Strategic beliefs about strategy diversification

We used correlation to examine whether the maximizing scores compiled from the four scenario problems predicted trial-by-trial choices. In Study 1, the maximizing scores significantly predicted the proportions of optimal choices in the final phase, r(70) = .40, p < .001, but not in the initial phase, r(70) = .18, p = .137. In Study 2, the maximizing scores predicted the proportions of optimal choices both in the initial phase (in which feedback was provided), r(71) = .24, p = .040, and to a slightly greater extent in the final phase trial-by-trial choices (without feedback), r(71) = .34, p = .004. The maximizing score also significantly predicted participants’ switch rates in both the initial phase, r(70) = –.33, p = .005, and the final phase, r(70) = –.30, p = .010, of Study 1, and in the initial phase, r(71) = –.28, p = .015, and the final phase, r(71) = –.42, p < .001, of Study 2.

Thus, participants who more frequently adopted a maximizing strategy in the described (scenario) problems made higher proportions of optimal choices in the repeated choice task and alternated less frequently between options. This suggests that higher-order beliefs about strategic responding may influence repeated choices with feedback (see Newell et al., 2013).

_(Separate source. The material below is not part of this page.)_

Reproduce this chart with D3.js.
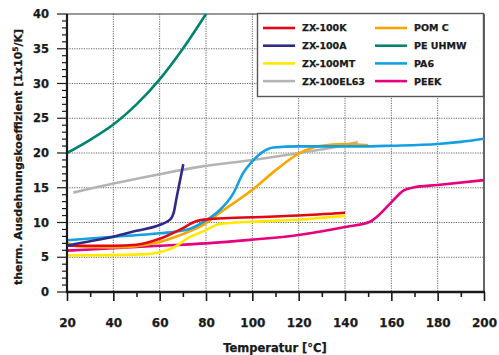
<!DOCTYPE html>
<html>
<head>
<meta charset="utf-8">
<script src="https://cdn.jsdelivr.net/npm/d3@7"></script>
<style>
  html, body { margin: 0; padding: 0; background: #fff; }
  svg { display: block; }
  text { font-family: "DejaVu Sans", sans-serif; font-weight: bold; fill: #1a1a1a; stroke: #1a1a1a; stroke-width: 0.25px; }
</style>
</head>
<body>
<svg id="chart" width="499" height="355"></svg>
<script>
// Series: [temperature °C, coefficient 1e-5/K]
const seriesNames = ["ZX-100K", "ZX-100A", "ZX-100MT", "ZX-100EL63", "POM C", "PE UHMW", "PA6", "PEEK"];
const seriesColors = ["#e30613", "#2e2a86", "#ffe900", "#b4b4b4", "#f7a800", "#00836f", "#14a0e0", "#e5007e"];

const zx100K = [[20, 6.65], [40, 6.65], [50, 6.8], [60, 7.65], [69, 9.0], [76, 10.2], [80, 10.45], [90, 10.65], [100, 10.75], [120, 11.0], [140, 11.4]];
const zx100A = [[20, 6.7], [30, 7.3], [40, 7.95], [50, 8.8], [60, 9.65], [64, 10.3], [65.5, 10.9], [66.2, 11.6], [67.2, 13.4], [68.7, 15.9], [70.2, 18.4]];
const zx100MT = [[20, 5.25], [40, 5.3], [55, 5.45], [62, 5.9], [66, 6.4], [72, 7.7], [80, 8.9], [86, 9.8], [100, 10.1], [120, 10.4], [140, 10.95]];
const zx100EL63 = [[22.7, 14.3], [40, 15.6], [60, 16.95], [77, 18.0], [100, 19.0], [120, 20.0], [140, 21.15], [145.5, 21.6]];
const pomC = [[20, 7.1], [24, 6.6], [40, 6.4], [50, 6.6], [60, 7.2], [69, 8.2], [80, 9.9], [86, 11.4], [100, 14.7], [110, 17.5], [120, 19.9], [129, 21.0], [140, 21.3], [150, 21.1]];
const peUhmw = [[20, 20.0], [30, 21.9], [40, 24.1], [50, 27.0], [60, 30.6], [70, 35.0], [80, 40.0]];
const pa6 = [[20, 7.45], [40, 7.95], [60, 8.45], [71.7, 8.95], [80, 10.3], [86, 11.8], [91.8, 14.2], [96, 17.1], [100, 18.8], [104.7, 20.2], [109, 20.8], [120, 20.95], [146, 20.95], [160, 21.05], [180, 21.3], [190, 21.6], [200, 22.05]];
const peek = [[20, 5.95], [40, 6.3], [60, 6.65], [80, 7.0], [99, 7.5], [120, 8.2], [140, 9.35], [150.8, 10.1], [153.7, 10.8], [160, 12.9], [165.2, 14.6], [169.5, 15.05], [180, 15.4], [200, 16.1]];

const seriesData = [zx100K, zx100A, zx100MT, zx100EL63, pomC, peUhmw, pa6, peek];

const xTicks = [20, 40, 60, 80, 100, 120, 140, 160, 180, 200];
const yTicks = [0, 5, 10, 15, 20, 25, 30, 35, 40];
const xTitle = "Temperatur [°C]";

const svg = d3.select("#chart");
const L = 67, R = 484, T = 14, B = 292;

const x = d3.scaleLinear().domain([20, 200]).range([L, R]);
const y = d3.scaleLinear().domain([0, 40]).range([B, T]);

// dotted grid
const grid = svg.append("g");
grid.selectAll("line.v").data(xTicks.filter(d => d > 20 && d < 200)).join("line")
  .attr("x1", d => x(d)).attr("x2", d => x(d)).attr("y1", T).attr("y2", B)
  .attr("stroke", "#666").attr("stroke-width", 1).attr("stroke-dasharray", "1.2,1.2");
grid.selectAll("line.h").data(yTicks.filter(d => d > 0 && d < 40)).join("line")
  .attr("x1", L).attr("x2", R).attr("y1", d => y(d)).attr("y2", d => y(d))
  .attr("stroke", "#666").attr("stroke-width", 1).attr("stroke-dasharray", "1.2,1.2");

// frame top/right
svg.append("line").attr("x1", L).attr("x2", R).attr("y1", T).attr("y2", T).attr("stroke", "#333").attr("stroke-width", 1.2);
svg.append("line").attr("x1", R).attr("x2", R).attr("y1", T).attr("y2", B).attr("stroke", "#333").attr("stroke-width", 1.5);

// series lines (smooth curve for the PE UHMW arc, monotone elsewhere)
const line = d3.line().x(d => x(d[0])).y(d => y(d[1])).curve(d3.curveMonotoneX);
const arc = d3.line().x(d => x(d[0])).y(d => y(d[1])).curve(d3.curveCatmullRom.alpha(0.5));
const order = [3, 5, 7, 4, 6, 2, 0, 1];
svg.append("g").selectAll("path").data(order).join("path")
  .attr("d", i => (i === 5 ? arc : line)(seriesData[i]))
  .attr("fill", "none")
  .attr("stroke", i => seriesColors[i])
  .attr("stroke-width", 2.6)
  .attr("stroke-linecap", "butt")
  .attr("stroke-linejoin", "round");

// x axis
const xAxis = d3.axisBottom(x).tickValues(d3.range(20, 201, 10)).tickSize(0).tickFormat("");
const gx = svg.append("g").attr("transform", `translate(0,${B})`).call(xAxis);
gx.select(".domain").remove();
gx.selectAll(".tick line").remove();
gx.selectAll(".tick").append("line")
  .attr("y1", 0).attr("y2", d => d % 20 === 0 ? 9 : 5)
  .attr("stroke", "#1a1a1a").attr("stroke-width", 1.6);
gx.selectAll(".tick").filter(d => d % 20 === 0).append("text")
  .attr("y", 35).attr("text-anchor", "middle")
  .style("font-size", "12px")
  .text(d => d);

// y axis
const gy = svg.append("g").attr("transform", `translate(${L},0)`);
gy.selectAll("line").data(d3.range(0, 41, 1)).join("line")
  .attr("x1", d => d % 5 === 0 ? -10 : -5).attr("x2", 0)
  .attr("y1", d => y(d)).attr("y2", d => y(d))
  .attr("stroke", "#1a1a1a").attr("stroke-width", 1.2);
gy.selectAll("text").data(yTicks).join("text")
  .attr("x", -18).attr("y", d => y(d)).attr("dy", "0.36em")
  .attr("text-anchor", "end").style("font-size", "11.5px")
  .text(d => d);

// axis lines
svg.append("line").attr("x1", L).attr("x2", L).attr("y1", T).attr("y2", B + 1).attr("stroke", "#1a1a1a").attr("stroke-width", 2.2);
svg.append("line").attr("x1", L - 1).attr("x2", R + 1).attr("y1", B).attr("y2", B).attr("stroke", "#1a1a1a").attr("stroke-width", 2.4);

// axis titles
svg.append("text").attr("x", 275).attr("y", 352).attr("text-anchor", "middle")
  .style("font-size", "11.5px").text(xTitle);

const yt = svg.append("text")
  .attr("transform", "translate(22,157) rotate(-90)")
  .attr("text-anchor", "middle").style("font-size", "11px");
yt.append("tspan").text("therm. Ausdehnungskoeffizient [1x10");
yt.append("tspan").attr("dy", -4).style("font-size", "7.5px").text("5");
yt.append("tspan").attr("dy", 4).text("/K]");

// legend
const lg = svg.append("g");
lg.append("rect").attr("x", 257.5).attr("y", 13.5).attr("width", 226).attr("height", 83)
  .attr("fill", "#fff").attr("stroke", "#555").attr("stroke-width", 1.4);
const items = lg.selectAll("g.item").data(seriesNames.map((n, i) => ({ n, i }))).join("g")
  .attr("transform", d => `translate(${d.i < 4 ? 263 : 375},${28 + (d.i % 4) * 17.7})`);
items.append("line").attr("x1", 0).attr("x2", 32).attr("y1", 0).attr("y2", 0)
  .attr("stroke", d => seriesColors[d.i]).attr("stroke-width", 2.6);
items.append("text").attr("x", 39).attr("dy", "0.36em").style("font-size", "9.5px").text(d => d.n);
</script>
</body>
</html>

Converging evidence from the second phase of the task also suggests that poor choices rather than (exclusively) poor learning contributed to the suboptimal responding in repeated choices. In Study 2, participants’ propensity to identify the best option (signaled by their policy choices) exceeded their propensity to choose that option in trial-by-trial choices. Thus, we found a substantial and significant main effect of mode of choice, F(1, 76) = 21.59, p < .001, η 2 = .221, with a higher proportion of optimal choices for policy decisions (M = .73) than for trial-by-trial choices (M = .64).Footnote 6 This mimics what occurs in choices between nonindependent options: Decision makers know enough (from observation or prior information) to be confident as to the best option, yet often “flip-flop” between the options when choosing trial by trial (i.e., probability matching in sequential binary choice tasks; Vulkan, 2000).

Conclusions

For some decisions, we find out what would have happened had a different course of action been chosen. For many others, we never know. Our studies operationalized these two situations in a simple task by either providing or withholding feedback about the forgone options. We found that although the choices were forgone, this feedback was not forgotten, especially in environments in which participants were resigned to minimizing losses rather than maximizing gains. Overall, the results were consistent with an aspiration-level account (cf. Simon, 1955): When most outcomes are favorable (kind environment), knowing what “might have been” has relatively little influence on choice, but when the world is harsh, the provision of forgone feedback ameliorates ultimately futile attempts to minimize losses via switching between options. Taken together, the results shed light on previous inconsistencies in conclusions about the weight placed on forgone information (Camerer & Ho, 1999; Yechiam & Rakow, 2012) and highlight the importance of considering the interaction between the environment, the information available to the agent, and the agent’s beliefs about how best to exploit that environment.